Maybe you were waiting for me while I was lost in my world of unhealthy behavior. Maybe you walked past me on the street and didn’t know it was me or maybe you lost my number and have been looking franticly through your pockets but either way I think its best that we just move on. Maybe you’re still mad at me for all the dumb decisions I made in my life or are waiting for me to learn some sort of lesson from all the wrong guys I’ve dated. This passive aggressive behavior is not becoming of you.
If you do decide to attempt to contact me I will appreciate the phone call but at this time I have nothing to say to you. I wish you well in your endeavors and hope you can do the same for me. Clearly you need more time and space then I’m willing to give so GO FUCK YOURSELF!!!
Sunday, October 11, 2009
You might recognize me from an episode of cops

No I was never actually in an episode of cops but wouldn't that be fucked up if I was? Not shocking but unlikely. I look back at my life and the people I associated with like my ecstasy dealer in Ft. Myers that was on an episode of cops where he got arrested on Virginia beach cause he was drunk and acting a fool. Then there was my apartment in Ft. Myers that an episode of cops was filmed when they busted some hookers and a crack dealing pimp. Ah the good old days. How did my life lead me to these sketchy places and shady people? Oh yeah cause I'm an addict and I was digging deep for my bottom.

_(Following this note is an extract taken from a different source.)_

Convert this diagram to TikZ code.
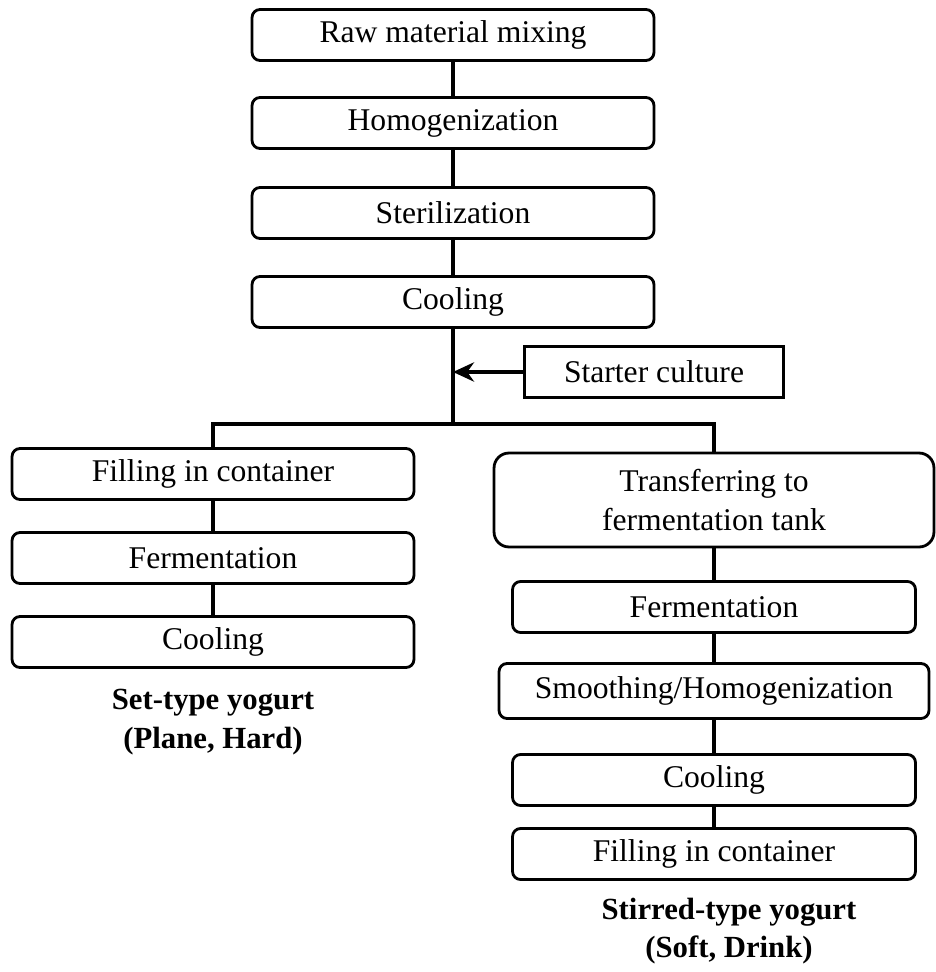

It's kind of funny how my life has made such a 180. I eventually started working for a criminal justice program where I had to pretend to be an upright citizen while still getting high. I figured as long as I stayed on the paying retail end of the drug world I'd manage. Did someone say unmanageability? I really did I convinced myself if I didn't go back to my drug slinging ways everything would be just fine. FYI it didn't. I still used like a dealer with an unlimited supply and had to go much further lengths to maintain it. I can truly say this was my bottom. Thank god I didn't end up on an episode of cops!